** begin **
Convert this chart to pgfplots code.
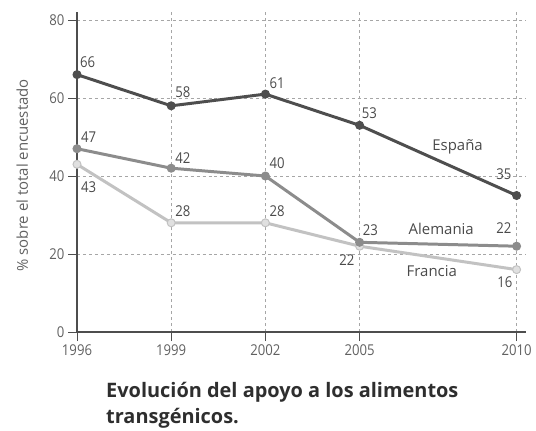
** end **
** begin **
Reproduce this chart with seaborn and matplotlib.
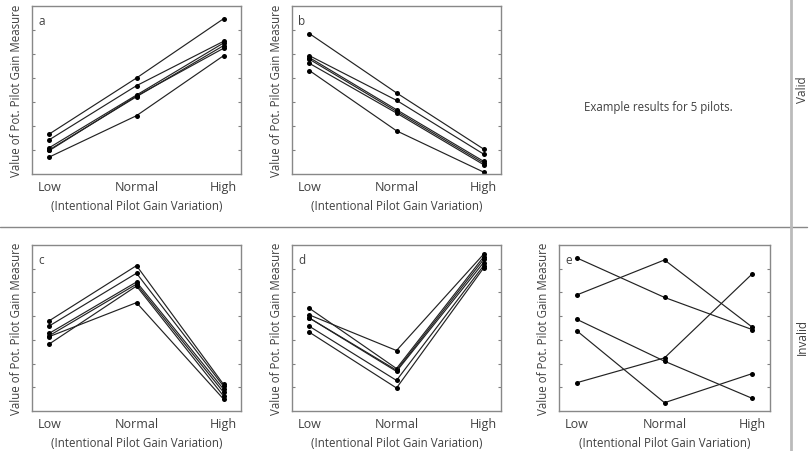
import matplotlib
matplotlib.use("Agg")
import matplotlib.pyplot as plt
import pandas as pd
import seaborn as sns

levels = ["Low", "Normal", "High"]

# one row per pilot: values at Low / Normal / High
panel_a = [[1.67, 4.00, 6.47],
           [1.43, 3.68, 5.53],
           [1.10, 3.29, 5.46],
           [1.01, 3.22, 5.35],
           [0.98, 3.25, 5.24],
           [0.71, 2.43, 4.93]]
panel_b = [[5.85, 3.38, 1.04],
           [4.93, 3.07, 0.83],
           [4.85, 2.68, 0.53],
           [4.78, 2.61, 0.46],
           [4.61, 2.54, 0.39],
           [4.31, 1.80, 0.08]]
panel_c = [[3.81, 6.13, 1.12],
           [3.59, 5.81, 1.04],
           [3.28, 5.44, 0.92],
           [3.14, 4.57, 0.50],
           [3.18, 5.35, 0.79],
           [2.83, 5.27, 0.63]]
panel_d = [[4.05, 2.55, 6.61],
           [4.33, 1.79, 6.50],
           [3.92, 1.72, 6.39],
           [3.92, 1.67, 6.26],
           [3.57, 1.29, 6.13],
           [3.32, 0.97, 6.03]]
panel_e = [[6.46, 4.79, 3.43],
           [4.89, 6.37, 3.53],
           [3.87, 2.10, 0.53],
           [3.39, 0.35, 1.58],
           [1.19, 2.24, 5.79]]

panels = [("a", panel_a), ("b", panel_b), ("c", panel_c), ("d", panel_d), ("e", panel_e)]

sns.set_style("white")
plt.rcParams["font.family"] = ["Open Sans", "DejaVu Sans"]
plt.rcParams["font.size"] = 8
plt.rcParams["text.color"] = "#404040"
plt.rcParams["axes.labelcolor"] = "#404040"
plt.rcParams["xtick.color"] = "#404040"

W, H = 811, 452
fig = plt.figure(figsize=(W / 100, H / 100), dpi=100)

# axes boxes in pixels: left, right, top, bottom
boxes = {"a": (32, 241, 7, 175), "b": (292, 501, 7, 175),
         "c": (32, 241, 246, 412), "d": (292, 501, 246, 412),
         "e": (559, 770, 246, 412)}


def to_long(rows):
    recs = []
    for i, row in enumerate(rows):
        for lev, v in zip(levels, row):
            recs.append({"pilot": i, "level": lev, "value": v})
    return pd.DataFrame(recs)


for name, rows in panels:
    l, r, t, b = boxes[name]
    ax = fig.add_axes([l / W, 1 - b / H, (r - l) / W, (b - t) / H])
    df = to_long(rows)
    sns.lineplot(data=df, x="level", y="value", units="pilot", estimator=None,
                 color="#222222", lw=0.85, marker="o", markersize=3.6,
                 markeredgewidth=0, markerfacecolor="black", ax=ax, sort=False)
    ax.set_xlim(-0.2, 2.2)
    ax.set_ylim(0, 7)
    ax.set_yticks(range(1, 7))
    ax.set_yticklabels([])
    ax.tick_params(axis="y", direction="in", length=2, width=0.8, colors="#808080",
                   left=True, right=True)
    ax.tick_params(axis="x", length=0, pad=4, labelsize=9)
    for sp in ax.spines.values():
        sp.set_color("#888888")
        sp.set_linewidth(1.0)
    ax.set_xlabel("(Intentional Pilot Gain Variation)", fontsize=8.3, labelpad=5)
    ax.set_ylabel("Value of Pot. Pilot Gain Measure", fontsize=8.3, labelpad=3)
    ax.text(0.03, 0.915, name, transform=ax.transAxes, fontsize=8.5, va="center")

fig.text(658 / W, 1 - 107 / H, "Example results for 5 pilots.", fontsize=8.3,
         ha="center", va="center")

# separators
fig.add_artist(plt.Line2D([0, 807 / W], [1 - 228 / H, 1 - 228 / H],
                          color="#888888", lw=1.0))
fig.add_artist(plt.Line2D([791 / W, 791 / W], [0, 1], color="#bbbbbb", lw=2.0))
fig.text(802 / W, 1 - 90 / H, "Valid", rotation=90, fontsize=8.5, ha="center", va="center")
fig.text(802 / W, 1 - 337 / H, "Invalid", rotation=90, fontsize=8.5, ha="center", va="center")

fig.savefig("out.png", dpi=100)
** end **
▶ **Your goal**: Pull every line containing "seaborn" from the data.

▶ **In response**:
Reproduce this chart with seaborn and matplotlib.
import seaborn as sns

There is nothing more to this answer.